# Using Rosie's NVIDIA NIM for LLMs

Rosie has an always available instance of [NVIDIA NIM for LLMs](https://docs.nvidia.com/nim/large-language-models/latest/introduction.html) running [Llama-3.3-70B-Instruct](https://catalog.ngc.nvidia.com/orgs/nim/teams/meta/models/llama-3.3-70b-instruct). You can access it from code running on Rosie.

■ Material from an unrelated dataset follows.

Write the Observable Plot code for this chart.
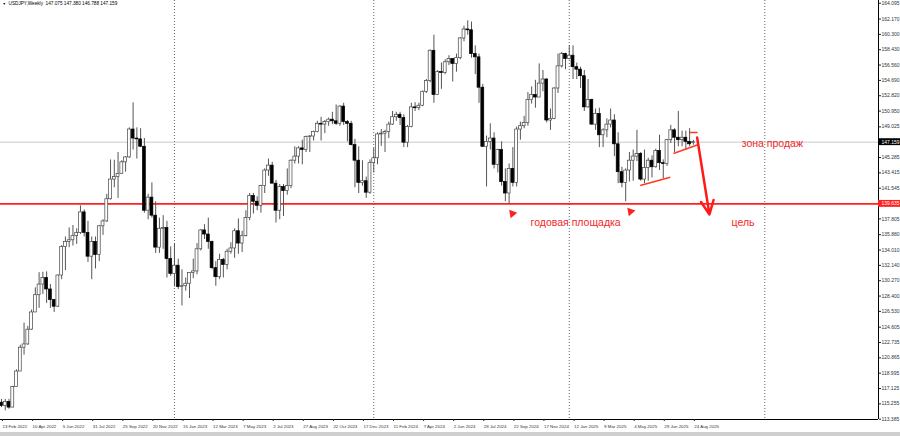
<!DOCTYPE html>
<html><head><meta charset="utf-8">
<script src="https://cdn.jsdelivr.net/npm/d3@7"></script>
<script src="https://cdn.jsdelivr.net/npm/@observablehq/plot@0.6"></script>
<style>
html,body{margin:0;padding:0;background:#fff;overflow:hidden;}
#wrap{position:relative;width:900px;height:436px;}
#bar{position:absolute;left:0;top:432px;width:900px;height:4px;background:#cfcfcf;}
svg{display:block;}
</style></head>
<body><div id="wrap"><div id="chart"></div><div id="bar"></div></div>
<script>
// ---- data (USDJPY weekly, first bar = week of 13 Feb 2022) ----
const symbolTitle = "USDJPY,Weekly  147.075 147.380 146.788 147.159";
const firstWeek = "2022-02-13";
const opens = [115.4,115.0,115.5,114.8,117.3,119.2,122.1,122.5,124.3,126.4,128.5,129.8,130.6,129.2,127.9,127.1,130.9,134.4,135.0,135.2,135.7,136.1,138.6,136.1,133.2,135.0,133.4,136.9,137.5,140.2,142.6,142.9,143.3,144.7,145.3,148.7,147.6,147.5,146.6,138.8,140.4,138.2,134.3,136.6,136.7,132.9,
131.1,132.1,129.5,129.6,129.9,131.2,131.4,134.1,136.4,135.9,135.0,131.8,130.7,132.8,132.2,133.8,134.2,136.3,134.8,135.7,137.9,140.6,139.9,139.4,141.8,143.7,144.3,142.1,138.8,141.7,141.2,141.8,144.9,145.4,146.4,146.2,147.8,147.85,148.4,149.4,149.3,149.6,149.9,149.7,149.4,151.5,149.6,149.4,146.8,144.9,142.2,142.4,141.0,
144.6,145.2,148.1,148.2,148.4,149.3,150.2,150.5,150.1,147.1,149.0,151.4,151.3,151.6,153.3,154.6,158.3,152.9,155.7,155.6,156.9,157.3,156.7,157.4,159.8,160.9,160.8,157.9,157.5,153.8,146.6,147.2,147.6,144.4,146.2,142.3,140.9,143.9,142.2,148.7,149.1,149.5,152.3,152.9,152.6,154.3,154.8,149.8,150.0,153.7,156.4,157.9,
157.3,157.7,156.3,156.0,155.2,151.4,152.3,149.3,150.6,148.0,148.6,149.3,149.8,146.9,143.5,142.2,143.7,144.9,145.4,145.7,142.6,144.0,144.9,144.1,146.1,144.6,144.5,147.4,148.6,147.7,147.4,147.7,147.2,147.075];
const highs = [115.8,115.8,115.8,117.4,119.4,122.4,125.1,124.7,126.7,129.4,131.25,131.3,131.35,129.8,128.0,130.98,134.55,135.6,136.7,137.0,136.6,139.4,138.9,137.5,135.6,135.6,137.0,137.7,140.8,144.99,144.96,145.9,144.9,145.4,148.9,151.95,148.9,148.8,147.6,140.8,142.2,139.9,137.9,138.2,137.5,134.4,
134.8,132.9,131.6,130.6,131.2,132.9,134.8,136.5,137.1,137.9,135.1,132.6,133.5,133.0,134.1,134.9,136.6,137.8,136.3,138.8,140.9,140.9,140.5,141.9,143.9,145.1,144.7,142.5,142.0,142.0,143.9,145.0,146.6,146.6,147.4,147.9,147.95,148.5,149.7,150.2,149.8,150.1,150.8,151.7,151.6,151.9,149.8,149.7,147.5,146.6,144.9,142.9,
145.0,146.4,148.3,148.7,148.6,149.6,150.9,150.8,150.8,150.5,149.2,151.9,151.97,151.9,153.4,154.8,158.4,160.2,155.9,156.8,157.2,157.7,157.3,157.9,159.9,161.3,161.95,161.8,158.9,157.9,154.2,147.9,149.4,148.3,146.3,147.2,143.9,144.5,146.5,149.0,149.6,150.3,153.2,153.9,154.7,156.7,155.9,154.9,151.2,153.8,157.9,158.1,
158.0,158.9,158.9,156.8,156.3,155.9,154.8,152.4,151.2,151.3,148.8,150.0,151.2,150.5,148.3,144.1,143.9,145.9,146.2,148.6,145.9,146.2,145.2,145.5,146.3,148.0,145.0,147.5,149.2,148.8,150.9,148.5,148.5,148.8,147.38];
const lows = [114.8,114.4,114.6,114.8,117.3,119.2,121.2,122.4,124.2,126.4,126.9,128.6,127.5,126.9,126.4,127.0,130.4,131.5,134.3,134.5,134.7,135.9,135.6,132.5,130.4,131.7,132.6,135.8,137.4,140.1,141.6,140.3,143.3,143.5,145.2,146.2,145.1,146.5,138.5,137.7,137.9,133.6,133.6,134.1,130.6,130.8,
129.5,129.2,127.2,129.0,128.1,130.5,131.0,133.9,135.3,134.1,131.6,129.6,130.4,130.6,131.6,133.5,133.0,133.5,133.7,135.6,137.6,138.4,138.8,138.5,140.9,143.0,142.1,137.3,137.7,138.1,140.7,141.5,144.5,144.5,144.4,145.9,145.9,147.3,148.3,147.3,148.2,149.1,149.3,149.2,149.1,149.2,147.2,146.7,141.6,140.9,141.8,140.3,
140.8,143.4,144.4,146.65,145.9,147.6,149.2,149.7,149.2,146.5,146.5,148.9,150.9,151.0,151.5,153.1,154.4,151.9,152.9,153.6,155.4,156.5,154.5,155.7,157.2,159.4,160.2,157.4,155.4,151.9,146.5,141.7,146.2,143.9,143.4,141.8,139.9,139.6,141.7,141.7,147.4,148.8,149.1,151.8,151.3,152.6,153.3,149.5,148.6,149.9,153.1,156.2,
156.0,157.2,154.8,154.8,153.7,150.9,151.3,149.2,148.6,146.5,146.5,147.7,148.9,145.4,142.1,141.6,139.9,142.3,142.4,144.8,142.4,142.1,142.4,142.8,144.0,143.7,142.7,144.2,147.0,145.9,146.6,146.6,146.2,146.6,146.788];
const closes = [115.0,115.5,114.8,117.3,119.2,122.1,122.5,124.3,126.4,128.5,129.8,130.6,129.2,127.9,127.1,130.9,134.4,135.0,135.2,135.7,136.1,138.6,136.1,133.2,135.0,133.4,136.9,137.5,140.2,142.6,142.9,143.3,144.7,145.3,148.7,147.6,147.5,146.6,138.8,140.4,138.2,134.3,136.6,136.7,132.9,131.1,
132.1,129.5,129.6,129.9,131.2,131.4,134.1,136.4,135.9,135.0,131.8,130.7,132.8,132.2,133.8,134.2,136.3,134.8,135.7,137.9,140.6,139.9,139.4,141.8,143.7,144.3,142.1,138.8,141.7,141.2,141.8,144.9,145.4,146.4,146.2,147.8,147.85,148.4,149.4,149.3,149.6,149.9,149.7,149.4,151.5,149.6,149.4,146.8,144.9,142.2,142.4,141.0,
144.6,145.2,148.1,148.2,148.4,149.3,150.2,150.5,150.1,147.1,149.0,151.4,151.3,151.6,153.3,154.6,158.3,152.9,155.7,155.6,156.9,157.3,156.7,157.4,159.8,160.9,160.8,157.9,157.5,153.8,146.6,147.2,147.6,144.4,146.2,142.3,140.9,143.9,142.2,148.7,149.1,149.5,152.3,152.9,152.6,154.3,154.8,149.8,150.0,153.7,156.4,157.9,
157.3,157.7,156.3,156.0,155.2,151.4,152.3,149.3,150.6,148.0,148.6,149.3,149.8,146.9,143.5,142.2,143.7,144.9,145.4,145.7,142.6,144.0,144.9,144.1,146.1,144.6,144.5,147.4,148.6,147.7,147.4,147.7,147.2,146.9,147.159];

const priceTicks = [164.095,162.170,160.300,158.430,156.560,154.690,152.820,150.950,149.025,145.285,143.415,141.545,137.805,135.880,134.010,132.140,130.270,128.400,126.530,124.605,122.735,120.865,118.995,117.125,115.255,113.385];
const dateTickLabels = ["13 Feb 2022","10 Apr 2022","5 Jun 2022","31 Jul 2022","25 Sep 2022","20 Nov 2022","15 Jan 2023","12 Mar 2023","7 May 2023","2 Jul 2023","27 Aug 2023","22 Oct 2023","17 Dec 2023","11 Feb 2024","7 Apr 2024","2 Jun 2024","28 Jul 2024","22 Sep 2024","17 Nov 2024","12 Jan 2025","9 Mar 2025","4 May 2025","29 Jun 2025","24 Aug 2025"];
const separatorDates = ["2023-01-01","2024-01-07","2025-01-05","2026-01-04"];
const lastPrice = 147.159;
const levelPrice = 139.635;

// annotations (drawn objects)
const trendLines = [
  {d1:"2025-05-17", p1:141.88, d2:"2025-07-12", p2:142.89},
  {d1:"2025-07-18", p1:145.78, d2:"2025-08-31", p2:146.81},
  {d1:"2025-08-17", p1:148.34, d2:"2025-09-01", p2:148.34}
];
const targetArrow = {d1:"2025-08-31", p1:147.73, d2:"2025-09-23", p2:138.35};
const arrowMarks = [{d:"2024-09-21", p:138.46},{d:"2025-04-29", p:138.71}];
const labels = [
  {d:"2025-11-22", p:146.93, text:"зона продаж"},
  {d:"2024-10-25", p:137.36, text:"годовая площадка"},
  {d:"2025-11-03", p:137.36, text:"цель"}
];

// ---- build ----
const parse = d3.utcParse("%Y-%m-%d");
const parseLbl = d3.utcParse("%d %b %Y");
const t0 = parse(firstWeek);
const DAY = 864e5, WEEK = 7*DAY;
const candles = opens.map((o,i)=>({date:new Date(+t0 + i*WEEK), open:o, high:highs[i], low:lows[i], close:closes[i]}));
const xDomain = [new Date(+t0 - 0.266*WEEK), new Date(+t0 + 233.24*WEEK)];
const yDomain = [113.35, 164.43];
const half = 2.7*DAY;
const red = "#ff2020";
const font = "'Liberation Sans', Arial, sans-serif";
const boxW = 41*DAY;

const chart = Plot.plot({
  width: 900, height: 436,
  marginTop: 0, marginBottom: 17, marginLeft: 0, marginRight: 22,
  style: {fontFamily: font, background: "#fff", color: "#222", overflow: "visible"},
  x: {type: "utc", domain: xDomain},
  y: {domain: yDomain},
  marks: [
    Plot.ruleX(separatorDates.map(parse), {stroke: "#666", strokeDasharray: "1,2", strokeWidth: 1}),
    Plot.ruleY([lastPrice], {stroke: "#c8c8c8", strokeWidth: 1}),
    Plot.ruleY([levelPrice], {stroke: red, strokeWidth: 1.6}),
    Plot.ruleX(candles, {x: "date", y1: "low", y2: "high", stroke: "#555", strokeWidth: 1}),
    Plot.rect(candles, {
      x1: d => new Date(+d.date - half), x2: d => new Date(+d.date + half),
      y1: "open", y2: "close",
      fill: d => d.close >= d.open ? "#ffffff" : "#000000",
      stroke: d => d.close >= d.open ? "#444" : "#000", strokeWidth: 0.7
    }),
    Plot.link(trendLines, {x1: d => parse(d.d1), y1: "p1", x2: d => parse(d.d2), y2: "p2", stroke: "#ff3a1e", strokeWidth: 1.5}),
    Plot.arrow([targetArrow], {x1: d => parse(d.d1), y1: "p1", x2: d => parse(d.d2), y2: "p2", stroke: "#ff1a1a", strokeWidth: 2.5, headLength: 9, headAngle: 50}),
    Plot.dot(arrowMarks, {x: d => parse(d.d), y: "p", symbol: "triangle", r: 3.2, rotate: -40, fill: red, stroke: "none"}),
    Plot.text(labels, {x: d => parse(d.d), y: "p", text: "text", fill: "#f02828", fontSize: 10.5, textAnchor: "start", lineAnchor: "middle"}),
    // axes
    Plot.ruleY([yDomain[0]], {stroke: "#000", strokeWidth: 1}),
    Plot.ruleX([xDomain[1]], {stroke: "#000", strokeWidth: 1}),
    Plot.axisY({anchor: "right", ticks: priceTicks, tickFormat: d => d.toFixed(3), tickSize: 2, tickPadding: 1, fontSize: 5, fill: "#333"}),
    Plot.axisX({anchor: "bottom", ticks: dateTickLabels.map(parseLbl), tickFormat: d3.utcFormat("%-d %b %Y"), tickSize: 2, tickPadding: 3, textAnchor: "start", dx: 1, fontSize: 4.4, fill: "#333"}),
    // price boxes
    Plot.rect([lastPrice], {x1: xDomain[1], x2: new Date(+xDomain[1] + boxW), y1: d => d - 0.42, y2: d => d + 0.42, fill: "#000"}),
    Plot.text([lastPrice], {x: xDomain[1], y: d => d, text: d => d.toFixed(3), dx: 3, textAnchor: "start", fill: "#fff", fontSize: 5}),
    Plot.rect([levelPrice], {x1: xDomain[1], x2: new Date(+xDomain[1] + boxW), y1: d => d - 0.42, y2: d => d + 0.42, fill: red}),
    Plot.text([levelPrice], {x: xDomain[1], y: d => d, text: d => d.toFixed(3), dx: 3, textAnchor: "start", fill: "#fff", fontSize: 5}),
    // title
    Plot.text(["▼"], {frameAnchor: "top-left", dx: 2, dy: 2, fontSize: 3.5, lineAnchor: "top", fill: "#000"}),
    Plot.text([symbolTitle], {frameAnchor: "top-left", dx: 8, dy: 1.5, fontSize: 4.7, lineAnchor: "top", fill: "#000", textAnchor: "start"})
  ]
});
document.getElementById("chart").appendChild(chart);
</script>
</body></html>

NIM for LLMs works by implementing the OpenAI API. Thus, to talk to it from Python, we use the `openai` package.

In [None]:
from openai import AsyncOpenAI

We then instantiate an instance of this class, which lets us talk with the services hosted on NIM.

In [None]:
client = AsyncOpenAI(
   base_url = "http://dh-dgxh100-2.hpc.msoe.edu:8000/v1",
   api_key = "not_used" # this field needs to be included but is ignored
)

We can list out the currently available models by calling `client.models.list()`.

In [None]:
async for model in client.models.list():
    print(model)

We use the completions API to prompt the model for a response.

In [None]:
await client.completions.create(
   model="meta/llama-3.3-70b-instruct",
   prompt="Why is MSOE the best school to study CS?", # your prompt goes here
)

If we want to get back the response token by token as it is generated, we can use the `stream` parameter.

In [None]:
async for event in await client.completions.create(
        model="meta/llama-3.3-70b-instruct",
        prompt="Why is MSOE the best school to study CS?",
        stream=True,
    ):
    print(event)

We can control how long the response is by setting the `max_tokens` parameter. This is a tradeoff between the amount of information we get back and the time it takes to get a response. The more tokens we ask for, the longer it will take to get a response.

In [None]:
await client.completions.create(
    model="meta/llama-3.3-70b-instruct",
    prompt="Why is MSOE the best school to study CS?",
    max_tokens=200,
    )

We can control how repetitive the model allows itself to be by setting the `frequency_penalty` parameter.

In [None]:
print(await client.completions.create(
   model="meta/llama-3.3-70b-instruct",
   prompt="Repeat the word poem.",
   frequency_penalty=-2,
))
print(await client.completions.create(
   model="meta/llama-3.3-70b-instruct",
   prompt="Repeat the word poem.",
   frequency_penalty=2,
))

If you need the prompt you gave the model back in the response, you can use the `echo` parameter.

In [None]:
await client.completions.create(
    model="meta/llama-3.3-70b-instruct",
    prompt="Why is MSOE the best school to study CS?",
    echo=True
    )

You can force the model to talk about new topics by increasing the `presence_penalty` parameter. However, setting it too high will likely cause the model to veer further off topic than you want.

In [None]:
await client.completions.create(
    model="meta/llama-3.3-70b-instruct",
    prompt="Why is MSOE the best school to study CS?",
    presence_penalty=2,
    max_tokens=100
    )

The completions API is for cases where you just want to predict next words instead of having a conversation. If you do want to chat with the model, you can instead use the chat completion API.

In [None]:
messages = [
    {"role": "user", "content": "Hello! How are you?"},
    {"role": "assistant", "content": "Hi! I am quite well, how can I help you today?"},
    {"role": "user", "content": "Why is MSOE the best school to study CS?"}
]
await client.chat.completions.create(
    model="meta/llama-3.3-70b-instruct",
    messages=messages,
)


Like the completions API, the chat completion API has a `stream` parameter that lets you get back the response token by token as it is generated. It also has a `max_tokens` parameter that lets you control how long the response is.

In [None]:
async for token in await client.chat.completions.create(
        model="meta/llama-3.3-70b-instruct",
        messages=messages,
        stream=True,
        max_tokens=10,
    ):
    print(token)

`frequency_penalty` is also available in the chat completion API.

In [None]:
poem_message = [
    {"role": "user", "content": "Continuously repeat the word poem."},
]


print(await client.chat.completions.create(
   model="meta/llama-3.3-70b-instruct",
   messages=poem_message,
   frequency_penalty=-2,
   max_tokens=30,
))
print(await client.chat.completions.create(
   model="meta/llama-3.3-70b-instruct",
   messages=poem_message,
   frequency_penalty=2,
   max_tokens=30,
))